Sunday, March 13, 2005

REMEMBER THOSE PHOTOS and television footage of jubilant Iraqis welcoming U.S. troops with open arms, giving them flowers, and holding up signs saying, "Thank you, Bush! Thank you, U.S.A.!"? More likely than not they were produced by the Defense Department, the State Department, or any one of over a dozen other government agencies, given to local television stations, and aired as straight news, with no acknowledgment that the government had made and distributed them. Even the "reporters" were public relations professionals working for the Bush administration.

Under the Bush administration, the federal government has aggressively used a well-established tool of public relations: the prepackaged, ready-to-serve news report that major corporations have long distributed to TV stations to pitch everything from headache remedies to auto insurance. In all, at least 20 federal agencies, including the Defense Department and the Census Bureau, have made and distributed hundreds of television news segments in the past four years, records and interviews show. Many were subsequently broadcast on local stations across the country without any acknowledgement of the government's role in their production.

This is arguably worse than state control of the press in the Soviet Union. There, the tv stations and newspapers had no choice but to report what the government told them to. If they didn't, they would be arrested and thrown into prison, or maybe even vanish into the gulag archipelago.

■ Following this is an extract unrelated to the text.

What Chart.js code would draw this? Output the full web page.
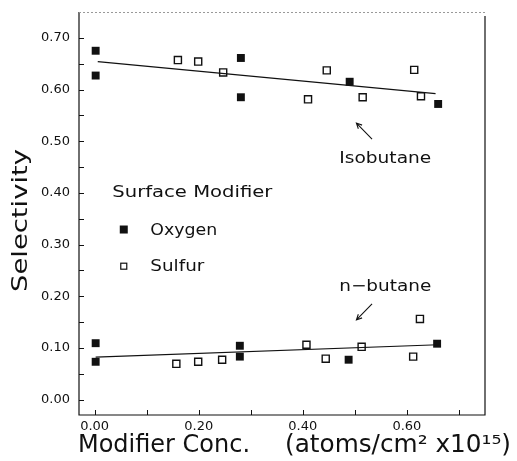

Here, although the Bush administration HAS been doing everything it can to bully the press into following the party line, it's still not politically feasible for the government to arrest and imprison journalists or news producers for refusing to air government-produced "news" segments, "reported" by pr flacks, and beamed into Americans' homes with no disclaimer that what people are seeing is basically a commercial, and not actual objective information or news.

Centralized governments will always try to take away individual and intellectual freedom, if they can. That is the nature of governments. It's up to the people to recognize and appreciate their obligation to be vigilant against intrusions on freedom of the press, freedom of speech, freedom of religion, and all the rest. Too many Americans in the late 20th and start of the 21st centuries have come to believe that love of country means trusting, believing, and obeying our government without any serious questioning or opposition, because we elected them and that means we have to allow them to do whatever they want. Jefferson, Adams, Madison, and our other founders would have been shocked to their very cores at such attitudes.

And it IS truly shocking that a country where freedom of the press and the obligation to question authority is enshrined in that country's founding documents, has become a place where the press willingly allows itself to become a tool of government propaganda.